═════ Task material

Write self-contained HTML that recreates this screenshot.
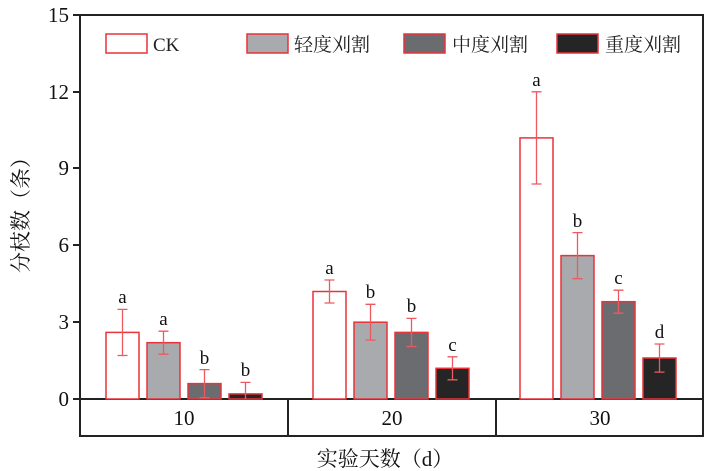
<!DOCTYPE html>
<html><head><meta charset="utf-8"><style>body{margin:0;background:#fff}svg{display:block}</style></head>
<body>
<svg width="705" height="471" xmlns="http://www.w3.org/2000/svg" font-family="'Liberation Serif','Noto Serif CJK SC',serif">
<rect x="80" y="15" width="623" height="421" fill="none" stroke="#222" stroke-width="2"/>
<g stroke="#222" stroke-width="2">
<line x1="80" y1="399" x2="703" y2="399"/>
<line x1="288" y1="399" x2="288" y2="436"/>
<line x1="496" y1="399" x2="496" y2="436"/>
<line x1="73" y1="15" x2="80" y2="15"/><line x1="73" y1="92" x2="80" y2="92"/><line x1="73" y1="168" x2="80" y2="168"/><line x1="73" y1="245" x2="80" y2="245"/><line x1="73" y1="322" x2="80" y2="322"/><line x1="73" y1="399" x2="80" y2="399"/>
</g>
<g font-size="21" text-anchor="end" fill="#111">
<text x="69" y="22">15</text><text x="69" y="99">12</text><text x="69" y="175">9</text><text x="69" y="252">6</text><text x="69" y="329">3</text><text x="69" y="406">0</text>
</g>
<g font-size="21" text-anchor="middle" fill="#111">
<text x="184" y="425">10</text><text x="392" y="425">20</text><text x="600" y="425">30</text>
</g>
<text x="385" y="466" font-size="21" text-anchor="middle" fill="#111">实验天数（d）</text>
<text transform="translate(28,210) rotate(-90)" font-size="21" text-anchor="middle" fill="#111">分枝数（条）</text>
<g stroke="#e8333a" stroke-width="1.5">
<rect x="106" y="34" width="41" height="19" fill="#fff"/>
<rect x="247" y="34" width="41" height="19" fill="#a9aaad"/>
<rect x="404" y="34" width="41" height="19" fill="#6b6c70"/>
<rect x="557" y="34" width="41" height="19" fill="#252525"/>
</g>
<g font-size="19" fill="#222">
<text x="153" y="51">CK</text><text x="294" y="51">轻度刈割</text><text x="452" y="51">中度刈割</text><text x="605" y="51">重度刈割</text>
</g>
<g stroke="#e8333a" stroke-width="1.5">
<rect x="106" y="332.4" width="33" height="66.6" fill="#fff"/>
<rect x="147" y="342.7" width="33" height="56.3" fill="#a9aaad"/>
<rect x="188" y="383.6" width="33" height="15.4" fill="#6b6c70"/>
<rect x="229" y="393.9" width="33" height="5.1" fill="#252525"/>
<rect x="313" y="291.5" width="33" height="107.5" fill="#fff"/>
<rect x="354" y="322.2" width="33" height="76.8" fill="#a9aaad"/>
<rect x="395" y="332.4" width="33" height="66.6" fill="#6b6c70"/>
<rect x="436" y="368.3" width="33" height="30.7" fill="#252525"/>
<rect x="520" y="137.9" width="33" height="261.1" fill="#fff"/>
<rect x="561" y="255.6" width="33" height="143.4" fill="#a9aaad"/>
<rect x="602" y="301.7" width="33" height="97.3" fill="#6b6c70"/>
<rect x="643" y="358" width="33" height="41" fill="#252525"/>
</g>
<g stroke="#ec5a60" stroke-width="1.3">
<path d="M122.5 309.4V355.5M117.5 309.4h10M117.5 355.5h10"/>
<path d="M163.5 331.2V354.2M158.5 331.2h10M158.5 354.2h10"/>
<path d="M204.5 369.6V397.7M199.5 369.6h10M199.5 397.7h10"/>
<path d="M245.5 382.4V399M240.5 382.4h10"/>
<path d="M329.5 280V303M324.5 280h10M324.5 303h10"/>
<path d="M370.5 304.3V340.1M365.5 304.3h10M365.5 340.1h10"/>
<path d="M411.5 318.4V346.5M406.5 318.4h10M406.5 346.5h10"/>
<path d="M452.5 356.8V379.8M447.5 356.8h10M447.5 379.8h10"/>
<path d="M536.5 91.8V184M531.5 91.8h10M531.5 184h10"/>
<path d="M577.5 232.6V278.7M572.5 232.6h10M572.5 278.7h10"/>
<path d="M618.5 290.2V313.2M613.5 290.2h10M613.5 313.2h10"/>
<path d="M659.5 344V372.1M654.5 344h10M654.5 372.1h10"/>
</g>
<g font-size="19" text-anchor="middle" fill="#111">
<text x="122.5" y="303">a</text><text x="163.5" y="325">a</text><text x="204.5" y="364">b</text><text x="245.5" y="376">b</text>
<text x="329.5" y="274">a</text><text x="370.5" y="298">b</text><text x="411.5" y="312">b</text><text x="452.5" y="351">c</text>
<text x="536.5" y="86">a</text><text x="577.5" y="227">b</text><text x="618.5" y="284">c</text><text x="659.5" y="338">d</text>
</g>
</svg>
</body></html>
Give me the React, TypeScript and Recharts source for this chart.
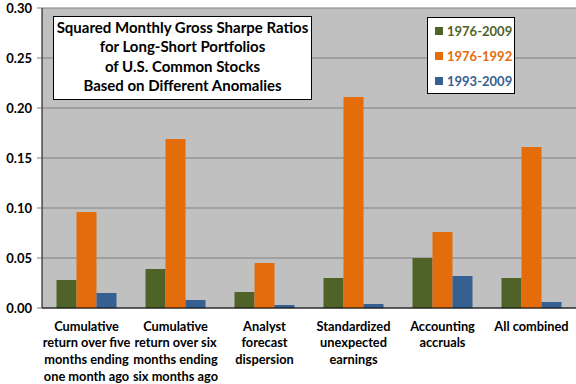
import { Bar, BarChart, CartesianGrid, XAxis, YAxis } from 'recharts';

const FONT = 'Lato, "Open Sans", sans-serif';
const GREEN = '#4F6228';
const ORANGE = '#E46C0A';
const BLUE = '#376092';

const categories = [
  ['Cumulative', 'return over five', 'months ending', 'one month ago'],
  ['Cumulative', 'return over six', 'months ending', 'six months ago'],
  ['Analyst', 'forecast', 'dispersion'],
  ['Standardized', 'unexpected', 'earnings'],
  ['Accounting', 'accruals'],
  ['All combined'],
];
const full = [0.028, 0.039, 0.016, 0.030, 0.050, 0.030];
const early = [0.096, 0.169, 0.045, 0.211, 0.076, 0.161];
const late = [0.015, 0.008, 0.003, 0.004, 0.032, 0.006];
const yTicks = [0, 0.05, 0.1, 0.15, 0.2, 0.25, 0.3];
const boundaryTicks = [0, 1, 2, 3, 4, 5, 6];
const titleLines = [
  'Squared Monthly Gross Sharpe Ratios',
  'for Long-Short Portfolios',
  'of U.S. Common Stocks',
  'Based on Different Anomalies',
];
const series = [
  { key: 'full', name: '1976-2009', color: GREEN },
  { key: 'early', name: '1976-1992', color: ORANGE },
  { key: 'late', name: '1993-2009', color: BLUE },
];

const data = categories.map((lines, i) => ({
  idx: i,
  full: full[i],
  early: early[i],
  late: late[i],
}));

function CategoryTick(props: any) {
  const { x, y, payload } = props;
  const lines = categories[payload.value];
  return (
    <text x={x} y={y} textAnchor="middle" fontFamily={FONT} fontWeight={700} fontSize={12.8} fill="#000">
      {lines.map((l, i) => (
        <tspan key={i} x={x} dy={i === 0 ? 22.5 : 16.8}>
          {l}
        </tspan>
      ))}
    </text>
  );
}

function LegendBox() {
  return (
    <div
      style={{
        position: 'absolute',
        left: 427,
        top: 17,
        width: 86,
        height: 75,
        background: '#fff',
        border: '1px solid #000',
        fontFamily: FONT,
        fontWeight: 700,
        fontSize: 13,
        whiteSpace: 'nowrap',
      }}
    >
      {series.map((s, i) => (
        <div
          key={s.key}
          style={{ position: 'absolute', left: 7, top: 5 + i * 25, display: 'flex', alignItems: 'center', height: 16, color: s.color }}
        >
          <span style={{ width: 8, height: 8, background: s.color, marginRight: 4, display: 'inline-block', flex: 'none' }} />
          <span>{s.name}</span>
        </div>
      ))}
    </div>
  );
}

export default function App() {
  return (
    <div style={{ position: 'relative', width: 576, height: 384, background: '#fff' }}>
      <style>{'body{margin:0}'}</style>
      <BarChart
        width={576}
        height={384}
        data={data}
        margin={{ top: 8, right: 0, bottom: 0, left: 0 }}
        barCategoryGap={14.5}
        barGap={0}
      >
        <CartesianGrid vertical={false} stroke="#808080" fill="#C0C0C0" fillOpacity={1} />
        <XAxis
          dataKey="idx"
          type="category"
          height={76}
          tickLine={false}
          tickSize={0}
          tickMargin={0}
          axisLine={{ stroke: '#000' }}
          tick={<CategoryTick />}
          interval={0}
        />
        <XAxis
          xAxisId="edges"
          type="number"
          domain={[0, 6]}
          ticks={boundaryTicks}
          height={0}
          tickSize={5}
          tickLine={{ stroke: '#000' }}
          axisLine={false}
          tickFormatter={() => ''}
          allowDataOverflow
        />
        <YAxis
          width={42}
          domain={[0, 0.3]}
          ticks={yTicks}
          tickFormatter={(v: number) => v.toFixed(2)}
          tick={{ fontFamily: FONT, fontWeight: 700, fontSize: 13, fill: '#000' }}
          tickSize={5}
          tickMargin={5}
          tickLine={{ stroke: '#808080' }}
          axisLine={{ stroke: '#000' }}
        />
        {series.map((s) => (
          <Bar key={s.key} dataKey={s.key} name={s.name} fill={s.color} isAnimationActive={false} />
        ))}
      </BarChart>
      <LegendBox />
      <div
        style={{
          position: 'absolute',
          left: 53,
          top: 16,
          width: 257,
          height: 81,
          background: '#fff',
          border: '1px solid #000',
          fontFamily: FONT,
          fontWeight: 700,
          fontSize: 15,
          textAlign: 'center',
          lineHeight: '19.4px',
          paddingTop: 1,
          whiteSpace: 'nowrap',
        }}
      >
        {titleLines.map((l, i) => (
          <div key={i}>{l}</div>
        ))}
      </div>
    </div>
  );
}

══════════
═════ Task material

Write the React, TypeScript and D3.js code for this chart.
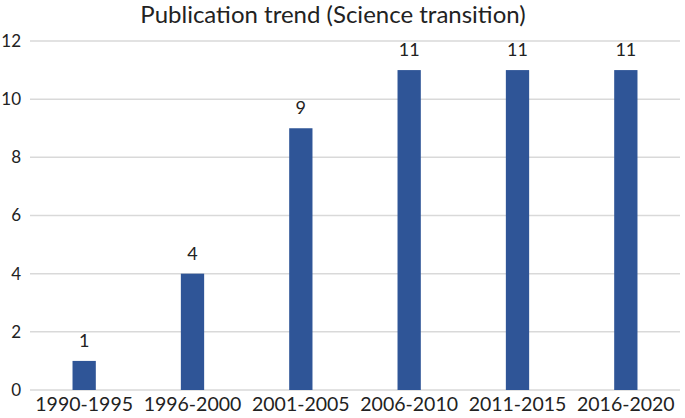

══════════

### Goal
Check every line of the data, and copy the ones that contain "TypeScript".

### Answer to this problem
Give me the React, TypeScript and Recharts source for this chart.
Write the React, TypeScript and D3.js code for this chart.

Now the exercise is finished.